Choosing Growth Over Frustration
Every athlete feels frustration—it’s normal. But how you handle it matters. Throwing fits, crying, or disrupting class doesn’t only slow down your own progress—it impacts your teammates, too. At Liberty, we teach athletes that frustration is a chance to grow. The best athletes learn to pause, breathe, and reset instead of letting their emotions take over. True mental toughness means finding control when things don’t go your way.
How to Build It
At Liberty, we teach athletes that toughness is trainable—it grows with practice, just like tumbling or stunting. Here are a few ways:
• Positive self-talk: Replace “I can’t” with “I’ll try again.”
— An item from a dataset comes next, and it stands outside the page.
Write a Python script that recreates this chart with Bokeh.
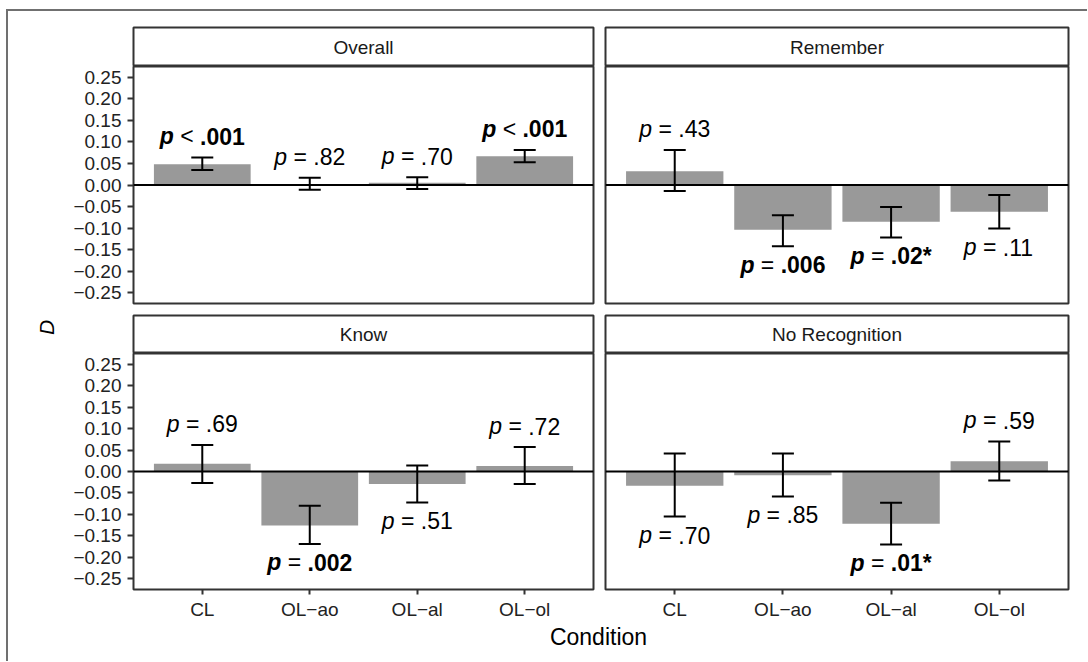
import math
from bokeh.plotting import figure
from bokeh.models import (ColumnDataSource, Range1d, FixedTicker, Span, Whisker,
                          TeeHead, Div, CustomJSTickFormatter)
from bokeh.layouts import column, row
from bokeh.core.properties import value
from bokeh.embed import file_html
from bokeh.resources import INLINE

# ---------------- data ----------------
conditions = ["CL", "OL\u2212ao", "OL\u2212al", "OL\u2212ol"]
panel_titles = ["Overall", "Remember", "Know", "No Recognition"]

overall_mean = [0.048, 0.002, 0.005, 0.067]
overall_lower = [0.035, -0.011, -0.009, 0.053]
overall_upper = [0.064, 0.017, 0.018, 0.081]
overall_p = ["< .001", "= .82", "= .70", "< .001"]
overall_sig = [True, False, False, True]

remember_mean = [0.032, -0.104, -0.085, -0.062]
remember_lower = [-0.014, -0.142, -0.122, -0.101]
remember_upper = [0.081, -0.070, -0.051, -0.023]
remember_p = ["= .43", "= .006", "= .02*", "= .11"]
remember_sig = [False, True, True, False]

know_mean = [0.018, -0.126, -0.029, 0.013]
know_lower = [-0.027, -0.169, -0.072, -0.029]
know_upper = [0.062, -0.080, 0.014, 0.057]
know_p = ["= .69", "= .002", "= .51", "= .72"]
know_sig = [False, True, False, False]

norec_mean = [-0.033, -0.009, -0.122, 0.024]
norec_lower = [-0.105, -0.058, -0.170, -0.021]
norec_upper = [0.042, 0.042, -0.073, 0.070]
norec_p = ["= .70", "= .85", "= .01*", "= .59"]
norec_sig = [False, False, True, False]

y_ticks = [0.25, 0.20, 0.15, 0.10, 0.05, 0.00, -0.05, -0.10, -0.15, -0.20, -0.25]

# ---------------- styling ----------------
FONT = "Liberation Sans"
TICK_FS = 19
STRIP_FS = 19
P_FS = 23
BORDER = "#333333"
BAR = "#999999"
FRAME_LINE = "#707070"

REG_W = {"p": 0.556, " ": 0.278, "=": 0.584, "<": 0.584, ".": 0.278, "*": 0.389}
BOLD_W = {"p": 0.611, " ": 0.278, "=": 0.584, "<": 0.584, ".": 0.278, "*": 0.389}


def text_width(s, bold, fs):
    table = BOLD_W if bold else REG_W
    return sum(table.get(c, 0.556) for c in s) * fs


FRAME_W = 463
FRAME_H = 237


def make_strip(title, left, right, top, h):
    s = figure(width=left + FRAME_W + right, height=top + h,
               x_range=Range1d(0, 1), y_range=Range1d(0, 1),
               min_border_left=left, min_border_right=right,
               min_border_top=top, min_border_bottom=0,
               x_axis_location=None, y_axis_location=None,
               toolbar_location=None, tools="", output_backend="svg")
    s.grid.visible = False
    s.outline_line_color = BORDER
    s.outline_line_width = 2
    s.text(x=[0.5], y=[0.5], text=[title], text_align="center",
           text_baseline="middle", text_font=value(FONT),
           text_font_size=f"{STRIP_FS}px", text_color="#1a1a1a")
    return s


def make_panel(mean, lower, upper, pvals, sig, left_axis, bottom_axis):
    left = 60 if left_axis else 6
    right = 6 if left_axis else 4
    bottom = 32 if bottom_axis else 2
    p = figure(width=left + FRAME_W + right, height=FRAME_H + bottom,
               x_range=Range1d(0.36, 4.64), y_range=Range1d(-0.275, 0.275),
               min_border_left=left, min_border_right=right,
               min_border_top=0, min_border_bottom=bottom,
               x_axis_location="below" if bottom_axis else None,
               y_axis_location="left" if left_axis else None,
               toolbar_location=None, tools="", output_backend="svg")
    p.grid.visible = False
    p.outline_line_color = BORDER
    p.outline_line_width = 2

    xs = list(range(1, len(conditions) + 1))
    src = ColumnDataSource(dict(x=xs, mean=mean, lower=lower, upper=upper))
    p.vbar(x="x", top="mean", bottom=0, width=0.9, source=src,
           fill_color=BAR, line_color=None)
    p.add_layout(Span(location=0, dimension="width", line_color="black",
                      line_width=2))
    wh = Whisker(source=src, base="x", lower="lower", upper="upper",
                 line_color="black", line_width=2,
                 upper_head=TeeHead(size=22, line_width=2, line_color="black"),
                 lower_head=TeeHead(size=22, line_width=2, line_color="black"))
    wh.level = "annotation"
    p.add_layout(wh)

    # p-value labels: italic p, operator, value (bold when significant)
    sp = REG_W[" "] * P_FS
    lx, ly = [], []
    p_off, op_off, v_off = [], [], []
    p_style, v_style, ops, vals = [], [], [], []
    for i, (m, lo, up, pv, sg) in enumerate(zip(mean, lower, upper, pvals, sig)):
        op, val = pv.split(" ", 1)
        wp = text_width("p", sg, P_FS)
        wop = text_width(op, False, P_FS)
        wv = text_width(val, sg, P_FS)
        total = wp + sp + wop + sp + wv
        start = -total / 2
        lx.append(xs[i])
        ly.append(up + 0.049 if m >= 0 else lo - 0.043)
        p_off.append(start)
        op_off.append(start + wp + sp)
        v_off.append(start + wp + 2 * sp + wop)
        p_style.append("bold italic" if sg else "italic")
        v_style.append("bold" if sg else "normal")
        ops.append(op)
        vals.append(val)
    lsrc = ColumnDataSource(dict(x=lx, y=ly, p=["p"] * len(lx), op=ops, val=vals,
                                 p_off=p_off, op_off=op_off, v_off=v_off,
                                 p_style=p_style, v_style=v_style))
    common = dict(x="x", y="y", source=lsrc, text_align="left",
                  text_baseline="middle", text_font=value(FONT),
                  text_font_size=f"{P_FS}px", text_color="black")
    p.text(text="p", x_offset="p_off", text_font_style="p_style", **common)
    p.text(text="op", x_offset="op_off", **common)
    p.text(text="val", x_offset="v_off", text_font_style="v_style", **common)

    if left_axis:
        ax = p.yaxis[0]
        ax.ticker = FixedTicker(ticks=y_ticks)
        ax.formatter = CustomJSTickFormatter(
            code="return (tick < -1e-9 ? '\u2212' : '') + Math.abs(tick).toFixed(2);")
        ax.major_tick_in = 0
        ax.major_tick_out = 6
        ax.major_tick_line_width = 2
        ax.major_tick_line_color = BORDER
        ax.minor_tick_line_color = None
        ax.axis_line_color = None
        ax.major_label_standoff = 6
        ax.major_label_text_font = FONT
        ax.major_label_text_font_size = f"{TICK_FS}px"
        ax.major_label_text_color = "#222222"
    if bottom_axis:
        ax = p.xaxis[0]
        ax.ticker = FixedTicker(ticks=xs)
        ax.formatter = CustomJSTickFormatter(
            args=dict(labels=conditions),
            code="return labels[Math.round(tick) - 1];")
        ax.major_tick_in = 0
        ax.major_tick_out = 5
        ax.major_tick_line_width = 2
        ax.major_tick_line_color = BORDER
        ax.minor_tick_line_color = None
        ax.axis_line_color = None
        ax.major_label_standoff = 4
        ax.major_label_text_font = FONT
        ax.major_label_text_font_size = f"{TICK_FS}px"
        ax.major_label_text_color = "#222222"
    return p


# ---------------- panels ----------------
strip1 = make_strip(panel_titles[0], 60, 6, 16, 39)
plot1 = make_panel(overall_mean, overall_lower, overall_upper, overall_p,
                   overall_sig, True, False)
strip3 = make_strip(panel_titles[2], 60, 6, 10, 38)
plot3 = make_panel(know_mean, know_lower, know_upper, know_p, know_sig,
                   True, True)

strip2 = make_strip(panel_titles[1], 6, 4, 16, 39)
plot2 = make_panel(remember_mean, remember_lower, remember_upper, remember_p,
                   remember_sig, False, False)
strip4 = make_strip(panel_titles[3], 6, 4, 10, 38)
plot4 = make_panel(norec_mean, norec_lower, norec_upper, norec_p, norec_sig,
                   False, True)

left_col = column(strip1, plot1, strip3, plot3, spacing=0)
right_col = column(strip2, plot2, strip4, plot4, spacing=0)

COL_H = 55 + 239 + 48 + 269
YLAB_W = 62

ylab = figure(width=YLAB_W, height=COL_H, x_range=Range1d(0, YLAB_W),
              y_range=Range1d(0, COL_H), min_border=0,
              x_axis_location=None, y_axis_location=None,
              toolbar_location=None, tools="", output_backend="svg")
ylab.grid.visible = False
ylab.outline_line_color = None
ylab.text(x=[38], y=[COL_H - 316], text=["D"], angle=math.pi / 2,
          text_align="center", text_baseline="middle",
          text_font=value(FONT), text_font_style="italic",
          text_font_size="21px", text_color="black")

MAIN_W = YLAB_W + 529 + 473
xlab = figure(width=MAIN_W, height=30, x_range=Range1d(0, MAIN_W),
              y_range=Range1d(0, 30), min_border=0,
              x_axis_location=None, y_axis_location=None,
              toolbar_location=None, tools="", output_backend="svg")
xlab.grid.visible = False
xlab.outline_line_color = None
xlab.text(x=[590], y=[16], text=["Condition"], text_align="center",
          text_baseline="middle", text_font=value(FONT),
          text_font_size="23px", text_color="black")

main = column(row(ylab, left_col, right_col, spacing=0), xlab, spacing=0)

top_line = Div(text="", width=1081, height=2, margin=(9, 0, 0, 0),
               styles={"background-color": FRAME_LINE})
left_line = Div(text="", width=2, height=650, margin=0,
                styles={"background-color": FRAME_LINE})

root = column(top_line, row(left_line, main, spacing=0), spacing=0,
              margin=(0, 0, 0, 6))

open("out.html", "w").write(file_html(root, INLINE, "chart"))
• Visualization: Picture yourself hitting the skill before you attempt it.
• Focus on effort, not just outcome: Celebrate progress, even when the skill isn’t perfect yet.
• Breathe and reset: One deep breath can bring clarity in stressful moments.
Beyond the Mat
Mental toughness isn’t just for cheer. It’s a life skill. Athletes who learn resilience at a young age carry it into school, relationships, and eventually careers. They know how to push through challenges, adapt when things don’t go their way, and keep showing up when it matters most.
The Liberty Way
At Liberty Cheer All-Stars, we don’t just build athletes—we build strong, resilient young people who know how to face challenges head-on. Winning is wonderful, but the ability to rise after setbacks—and to do so with composure and respect for the team—is the true victory.
“Cheer teaches athletes to be strong in body, but even stronger in spirit. That means learning to handle frustration with grace, and always choosing to grow.”